Pumpkin Gateau with Caramel and Brandy Sauce
|Oil||1⁄2 Cup (8 tbs)|
|Pureed yellow pumpkin||1 Cup (16 tbs)|
|Flour||1 Cup (16 tbs), sifted|
|Powdered cinnamon||3⁄4 Teaspoon|
|Nutmeg||1⁄2 Teaspoon, freshly grated|
|Star anise||1 Teaspoon, powdered|
|Sodium bicarbonate||1 Teaspoon|
|Castor sugar||1 Cup (16 tbs)|
|Brandy sauce||1 Cup (16 tbs)|
|Castor sugar||3⁄4 Cup (12 tbs)|
|Thick cream||1 Cup (16 tbs) (With A Pinch Of Sodium Bicarbonate)|
1. Preheat oven to 380 degree F
2. Grease a cake tin with oil and line it with butter paper.

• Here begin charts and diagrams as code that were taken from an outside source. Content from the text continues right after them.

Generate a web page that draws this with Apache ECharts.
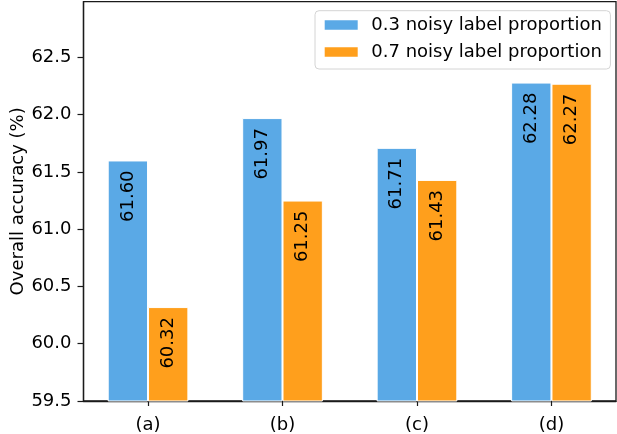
<!DOCTYPE html>
<html><head><meta charset="utf-8">
<script src="https://cdn.jsdelivr.net/npm/echarts@6/dist/echarts.min.js"></script>
<style>html,body{margin:0;padding:0;background:#fff}#c{width:617px;height:434px}</style>
</head><body><div id="c"></div>
<script>
const categories = ['(a)', '(b)', '(c)', '(d)'];
const series03 = [61.60, 61.97, 61.71, 62.28];
const series07 = [60.32, 61.25, 61.43, 62.27];
const seriesNames = ['0.3 noisy label proportion', '0.7 noisy label proportion'];
const yTicks = [59.5, 60.0, 60.5, 61.0, 61.5, 62.0, 62.5];

const FONT = 'DejaVu Sans';
const FS = 18;
const gridL = 83.5, gridR = 1, gridT = 1.7, gridB = 33;
const xMin = -0.48, xMax = 3.48, barFrac = 0.3;
const W = 617;
const barW = (W - gridL - gridR) / (xMax - xMin) * barFrac;

const chart = echarts.init(document.getElementById('c'), null, {renderer: 'canvas'});
const labelCfg = {
  show: true, position: 'insideTop', distance: 10, rotate: 90,
  align: 'right', verticalAlign: 'middle',
  fontFamily: FONT, fontSize: FS, color: '#000',
  formatter: p => p.value[1].toFixed(2)
};
chart.setOption({
  animation: false,
  textStyle: {fontFamily: FONT},
  grid: {left: gridL, right: gridR, top: gridT, bottom: gridB, containLabel: false, outerBoundsMode: 'none',
         show: true, borderColor: '#1a1a1a', borderWidth: 1.3},
  legend: {
    left: 315, top: 10.7, orient: 'vertical',
    padding: [4.3, 8.6, 7, 7.7], itemGap: 7,
    itemWidth: 35, itemHeight: 11.5, icon: 'rect',
    borderColor: '#d4d4d4', borderWidth: 1, borderRadius: 4, backgroundColor: '#fff',
    textStyle: {fontFamily: FONT, fontSize: FS, color: '#000', lineHeight: 20, padding: [0, 0, 0, 7.6]},
    data: seriesNames
  },
  xAxis: {
    type: 'value', min: xMin, max: xMax,
    splitLine: {show: false},
    axisLine: {show: true, onZero: false, lineStyle: {color: '#1a1a1a', width: 1.3}},
    axisTick: {show: true, length: 5, customValues: [0, 1, 2, 3], lineStyle: {color: '#1a1a1a', width: 1.2}},
    axisLabel: {customValues: [0, 1, 2, 3], formatter: v => categories[Math.round(v)], fontFamily: FONT, fontSize: FS, color: '#000', margin: 15}
  },
  yAxis: {
    type: 'value', min: 59.5, max: 62.986,
    splitLine: {show: false},
    name: 'Overall accuracy (%)', nameLocation: 'middle', nameGap: 56, nameMoveOverlap: false,
    nameTextStyle: {fontFamily: FONT, fontSize: FS, color: '#000'},
    axisLine: {show: true, onZero: false, lineStyle: {color: '#1a1a1a', width: 1.3}},
    axisTick: {show: true, length: 6, customValues: yTicks, lineStyle: {color: '#1a1a1a', width: 1.2}},
    axisLabel: {customValues: yTicks, formatter: v => v.toFixed(1), fontFamily: FONT, fontSize: FS, color: '#000', margin: 12}
  },
  series: [
    {name: seriesNames[0], type: 'bar', barWidth: barW, barGap: '-100%',
     itemStyle: {color: '#5aa9e6', borderColor: '#fff', borderWidth: 1},
     label: labelCfg,
     data: series03.map((v, i) => [i - 0.15, v])},
    {name: seriesNames[1], type: 'bar', barWidth: barW, barGap: '-100%',
     itemStyle: {color: '#ff9f1c', borderColor: '#fff', borderWidth: 1},
     label: labelCfg,
     data: series07.map((v, i) => [i + 0.15, v])}
  ]
});
</script></body></html>
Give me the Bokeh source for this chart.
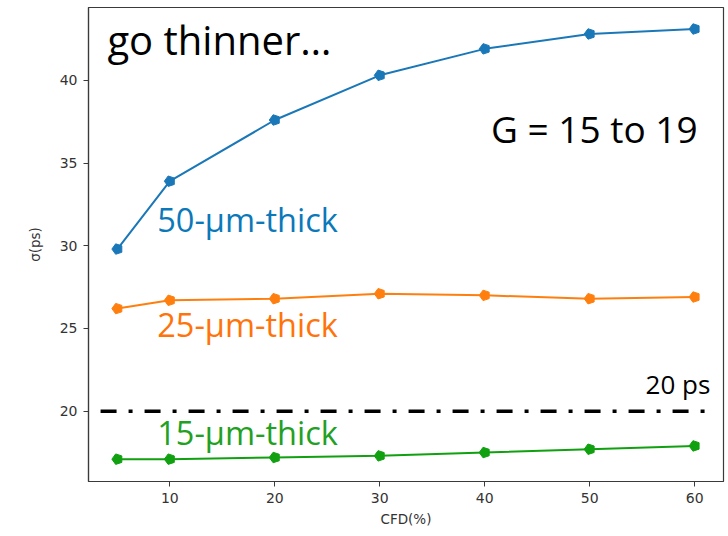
from bokeh.plotting import figure
from bokeh.embed import file_html
from bokeh.resources import INLINE
from bokeh.models import Range1d, FixedTicker
from bokeh.core.properties import value
import math

cfd = [5, 10, 20, 30, 40, 50, 60]
sigma_50um = [29.8, 33.9, 37.6, 40.3, 41.9, 42.8, 43.1]
sigma_25um = [26.2, 26.7, 26.8, 27.1, 27.0, 26.8, 26.9]
sigma_15um = [17.1, 17.1, 17.2, 17.3, 17.5, 17.7, 17.9]
x_ticks = [10, 20, 30, 40, 50, 60]
y_ticks = [20, 25, 30, 35, 40]
ref_level = 20
ref_span = [3.4, 61.5]

line_colors = ["#1a78b8", "#ff7f0e", "#10a010"]
text_colors = ["#0b78b9", "#ff740a", "#22a022"]

p = figure(width=728, height=536, output_backend="svg", toolbar_location=None,
           x_range=Range1d(2.25, 62.75), y_range=Range1d(15.75, 44.4),
           min_border_left=88, min_border_right=5, min_border_top=7, min_border_bottom=55)
p.background_fill_color = "white"
p.border_fill_color = "white"
p.grid.visible = False
p.outline_line_color = "#3a3a3a"
p.outline_line_width = 1.2

for ax in (p.xaxis, p.yaxis):
    ax.axis_line_color = "#3a3a3a"
    ax.axis_line_width = 1.2
    ax.major_tick_line_color = "#3a3a3a"
    ax.major_tick_out = 5
    ax.major_tick_in = 0
    ax.minor_tick_line_color = None
    ax.major_label_text_font = "DejaVu Sans"
    ax.major_label_text_font_size = "14px"
    ax.major_label_text_color = "#333333"
    ax.axis_label_text_font = "DejaVu Sans"
    ax.axis_label_text_font_size = "13.5px"
    ax.axis_label_text_font_style = "normal"
    ax.axis_label_text_color = "#333333"
p.xaxis.ticker = FixedTicker(ticks=x_ticks)
p.yaxis.ticker = FixedTicker(ticks=y_ticks)
p.xaxis.axis_label = "CFD(%)"
p.yaxis.axis_label = "σ(ps)"
p.xaxis.major_label_standoff = 6
p.yaxis.major_label_standoff = 6
p.xaxis.axis_label_standoff = 5
p.yaxis.axis_label_standoff = 14

series = [sigma_50um, sigma_25um, sigma_15um]
for ys, c in zip(series, line_colors):
    p.line(cfd, ys, line_color=c, line_width=2)
    try:
        p.ngon(x=cfd, y=ys, radius=5.5, radius_units="screen", n=5, angle=math.pi/2,
               fill_color=c, line_color=c)
    except Exception:
        p.scatter(cfd, ys, marker="hex", size=10, fill_color=c, line_color=c)

p.line(ref_span, [ref_level, ref_level], line_color="black", line_width=3.5,
       line_dash="16 12 4 12")

def label(x, y, t, size, color, align="left"):
    p.text(x=[x], y=[y], text=[t], text_font=value("Open Sans"), text_font_size=f"{size}px",
           text_color=color, text_align=align, text_baseline="alphabetic",
           y_offset=-round(0.42 * size))

label(4.05, 41.45, "go thinner…", 40, "black")
label(40.6, 36.14, "G = 15 to 19", 37, "black")
label(8.8, 30.72, "50-µm-thick", 32.5, text_colors[0])
label(8.8, 24.4, "25-µm-thick", 32.5, text_colors[1])
label(8.8, 17.87, "15-µm-thick", 32.5, text_colors[2])
label(61.5, 20.95, "20 ps", 26, "black", align="right")

open("out.html", "w").write(file_html(p, INLINE))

3. Take a bowl and beat eggs till well blended.
4. Slowly beat in oil and pureed pumpkin and set aside.
5. In a large bowl sieve flour, spice powders, salt and sodium bicarbonate and mix in sugar.
6. Gradually add pumpkin mixture and mix well with a metal spoon.
7. Spoon batter into prepared cake tin and gently tap tin on the table to spread batter evenly and settle air bubbles.
8. Bake in preheated oven for about 45 minutes, till skewer comes out clean
9. Remove cake from oven and let it cool in the tin for about 5 minutes.
10. Turn out cake and place on a wire rack to cool completely.
11. Combine sugar, water and brandy in a saucepan an heat over low heat, stirring till sugar dissolves.
12. Continue boiling, without stirring till syrup turns to caramel and is thick.
13. Remove pan from heat and stir in cream.
14. Pour the sauce over the cake and serve sliced into pieces.